** DIRECTION **
Copy all the data exactly, except the pictures.

** DATA PROVIDED **

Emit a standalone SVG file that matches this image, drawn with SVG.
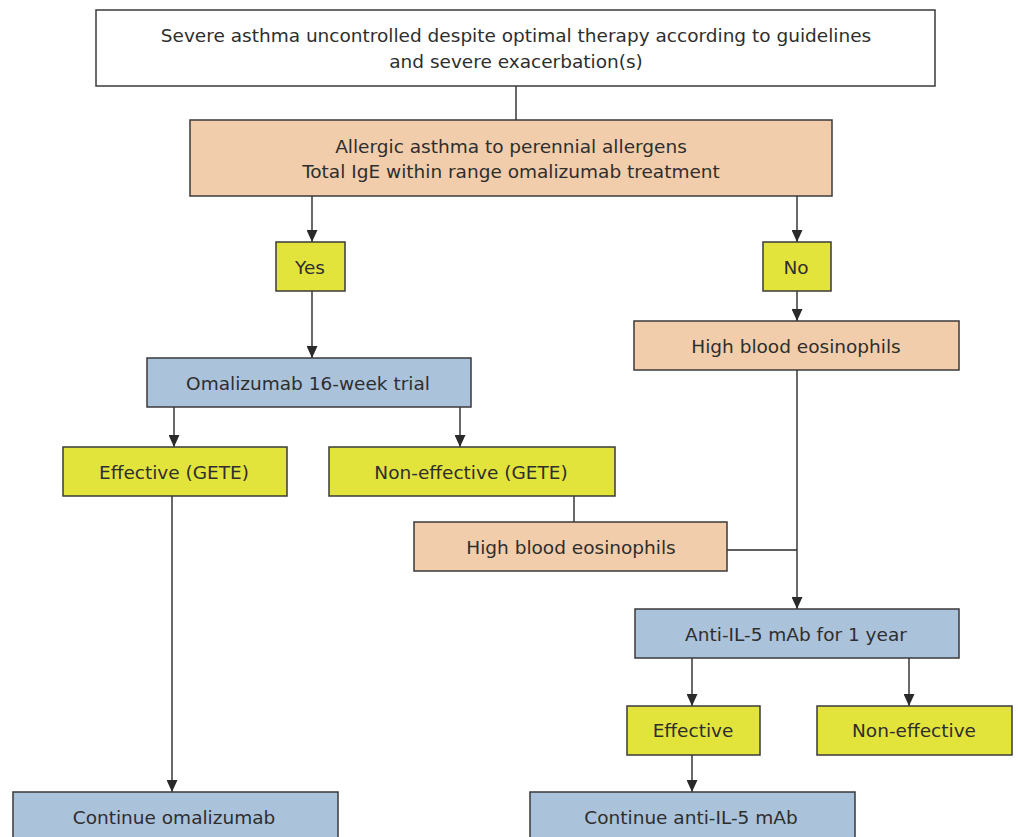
<svg xmlns="http://www.w3.org/2000/svg" width="1018" height="837" viewBox="0 0 1018 837">
<style>
.box{stroke:#3a3a3a;stroke-width:1.5}
.w{fill:#ffffff}
.o{fill:#f1cdab}
.y{fill:#e3e43b}
.b{fill:#abc2db}
text{font-family:"DejaVu Sans","Liberation Sans",sans-serif;font-size:18.5px;fill:#2e2e2e;text-anchor:middle}
.c{stroke:#2a2a2a;stroke-width:1.4;fill:none}
</style>
<defs>
<marker id="ah" viewBox="0 0 12 11" refX="12" refY="5.5" markerWidth="12" markerHeight="11" markerUnits="userSpaceOnUse" orient="auto">
<path d="M0,0 L12,5.5 L0,11 Z" fill="#2a2a2a"/>
</marker>
</defs>
<rect width="1018" height="837" fill="#ffffff"/>
<g id="connectors">
<path class="c" d="M516,86 V120"/>
<path class="c" d="M312,196 V242" marker-end="url(#ah)"/>
<path class="c" d="M797,196 V242" marker-end="url(#ah)"/>
<path class="c" d="M312,291 V358" marker-end="url(#ah)"/>
<path class="c" d="M797,291 V321" marker-end="url(#ah)"/>
<path class="c" d="M174,407 V447" marker-end="url(#ah)"/>
<path class="c" d="M460,407 V447" marker-end="url(#ah)"/>
<path class="c" d="M574,496 V522"/>
<path class="c" d="M727,550 H797"/>
<path class="c" d="M797,370 V609" marker-end="url(#ah)"/>
<path class="c" d="M692,658 V706" marker-end="url(#ah)"/>
<path class="c" d="M909,658 V706" marker-end="url(#ah)"/>
<path class="c" d="M692,755 V792" marker-end="url(#ah)"/>
<path class="c" d="M172,496 V792" marker-end="url(#ah)"/>
</g>
<g id="n-top"><rect class="box w" x="96" y="10" width="839" height="76"/>
<text x="516" y="42">Severe asthma uncontrolled despite optimal therapy according to guidelines</text>
<text x="516" y="68">and severe exacerbation(s)</text></g>
<g id="n-allergic"><rect class="box o" x="190" y="120" width="642" height="76"/>
<text x="511" y="153">Allergic asthma to perennial allergens</text>
<text x="511" y="178">Total IgE within range omalizumab treatment</text></g>
<g id="n-yes"><rect class="box y" x="276" y="242" width="69" height="49"/>
<text x="310" y="274">Yes</text></g>
<g id="n-no"><rect class="box y" x="763" y="242" width="68" height="49"/>
<text x="796" y="274">No</text></g>
<g id="n-oma"><rect class="box b" x="147" y="358" width="324" height="49"/>
<text x="308" y="390">Omalizumab 16-week trial</text></g>
<g id="n-eos1"><rect class="box o" x="634" y="321" width="325" height="49"/>
<text x="796" y="353">High blood eosinophils</text></g>
<g id="n-eff-gete"><rect class="box y" x="63" y="447" width="224" height="49"/>
<text x="174" y="479">Effective (GETE)</text></g>
<g id="n-noneff-gete"><rect class="box y" x="329" y="447" width="286" height="49"/>
<text x="471" y="479">Non-effective (GETE)</text></g>
<g id="n-eos2"><rect class="box o" x="414" y="522" width="313" height="49"/>
<text x="571" y="554">High blood eosinophils</text></g>
<g id="n-il5"><rect class="box b" x="635" y="609" width="324" height="49"/>
<text x="796" y="641">Anti-IL-5 mAb for 1 year</text></g>
<g id="n-eff"><rect class="box y" x="627" y="706" width="133" height="49"/>
<text x="693" y="737">Effective</text></g>
<g id="n-noneff"><rect class="box y" x="817" y="706" width="195" height="49"/>
<text x="914" y="737">Non-effective</text></g>
<g id="n-cont-il5"><rect class="box b" x="530" y="792" width="325" height="60"/>
<text x="691" y="824">Continue anti-IL-5 mAb</text></g>
<g id="n-cont-oma"><rect class="box b" x="13" y="792" width="325" height="60"/>
<text x="174" y="824">Continue omalizumab</text></g>
</svg>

** SOLUTION TO THIS EXERCISE **
Emit a standalone SVG file that matches this image, drawn with SVG.
<svg xmlns="http://www.w3.org/2000/svg" width="1018" height="837" viewBox="0 0 1018 837">
<style>
.box{stroke:#3a3a3a;stroke-width:1.5}
.w{fill:#ffffff}
.o{fill:#f1cdab}
.y{fill:#e3e43b}
.b{fill:#abc2db}
text{font-family:"DejaVu Sans","Liberation Sans",sans-serif;font-size:18.5px;fill:#2e2e2e;text-anchor:middle}
.c{stroke:#2a2a2a;stroke-width:1.4;fill:none}
</style>
<defs>
<marker id="ah" viewBox="0 0 12 11" refX="12" refY="5.5" markerWidth="12" markerHeight="11" markerUnits="userSpaceOnUse" orient="auto">
<path d="M0,0 L12,5.5 L0,11 Z" fill="#2a2a2a"/>
</marker>
</defs>
<rect width="1018" height="837" fill="#ffffff"/>
<g id="connectors">
<path class="c" d="M516,86 V120"/>
<path class="c" d="M312,196 V242" marker-end="url(#ah)"/>
<path class="c" d="M797,196 V242" marker-end="url(#ah)"/>
<path class="c" d="M312,291 V358" marker-end="url(#ah)"/>
<path class="c" d="M797,291 V321" marker-end="url(#ah)"/>
<path class="c" d="M174,407 V447" marker-end="url(#ah)"/>
<path class="c" d="M460,407 V447" marker-end="url(#ah)"/>
<path class="c" d="M574,496 V522"/>
<path class="c" d="M727,550 H797"/>
<path class="c" d="M797,370 V609" marker-end="url(#ah)"/>
<path class="c" d="M692,658 V706" marker-end="url(#ah)"/>
<path class="c" d="M909,658 V706" marker-end="url(#ah)"/>
<path class="c" d="M692,755 V792" marker-end="url(#ah)"/>
<path class="c" d="M172,496 V792" marker-end="url(#ah)"/>
</g>
<g id="n-top"><rect class="box w" x="96" y="10" width="839" height="76"/>
<text x="516" y="42">Severe asthma uncontrolled despite optimal therapy according to guidelines</text>
<text x="516" y="68">and severe exacerbation(s)</text></g>
<g id="n-allergic"><rect class="box o" x="190" y="120" width="642" height="76"/>
<text x="511" y="153">Allergic asthma to perennial allergens</text>
<text x="511" y="178">Total IgE within range omalizumab treatment</text></g>
<g id="n-yes"><rect class="box y" x="276" y="242" width="69" height="49"/>
<text x="310" y="274">Yes</text></g>
<g id="n-no"><rect class="box y" x="763" y="242" width="68" height="49"/>
<text x="796" y="274">No</text></g>
<g id="n-oma"><rect class="box b" x="147" y="358" width="324" height="49"/>
<text x="308" y="390">Omalizumab 16-week trial</text></g>
<g id="n-eos1"><rect class="box o" x="634" y="321" width="325" height="49"/>
<text x="796" y="353">High blood eosinophils</text></g>
<g id="n-eff-gete"><rect class="box y" x="63" y="447" width="224" height="49"/>
<text x="174" y="479">Effective (GETE)</text></g>
<g id="n-noneff-gete"><rect class="box y" x="329" y="447" width="286" height="49"/>
<text x="471" y="479">Non-effective (GETE)</text></g>
<g id="n-eos2"><rect class="box o" x="414" y="522" width="313" height="49"/>
<text x="571" y="554">High blood eosinophils</text></g>
<g id="n-il5"><rect class="box b" x="635" y="609" width="324" height="49"/>
<text x="796" y="641">Anti-IL-5 mAb for 1 year</text></g>
<g id="n-eff"><rect class="box y" x="627" y="706" width="133" height="49"/>
<text x="693" y="737">Effective</text></g>
<g id="n-noneff"><rect class="box y" x="817" y="706" width="195" height="49"/>
<text x="914" y="737">Non-effective</text></g>
<g id="n-cont-il5"><rect class="box b" x="530" y="792" width="325" height="60"/>
<text x="691" y="824">Continue anti-IL-5 mAb</text></g>
<g id="n-cont-oma"><rect class="box b" x="13" y="792" width="325" height="60"/>
<text x="174" y="824">Continue omalizumab</text></g>
</svg>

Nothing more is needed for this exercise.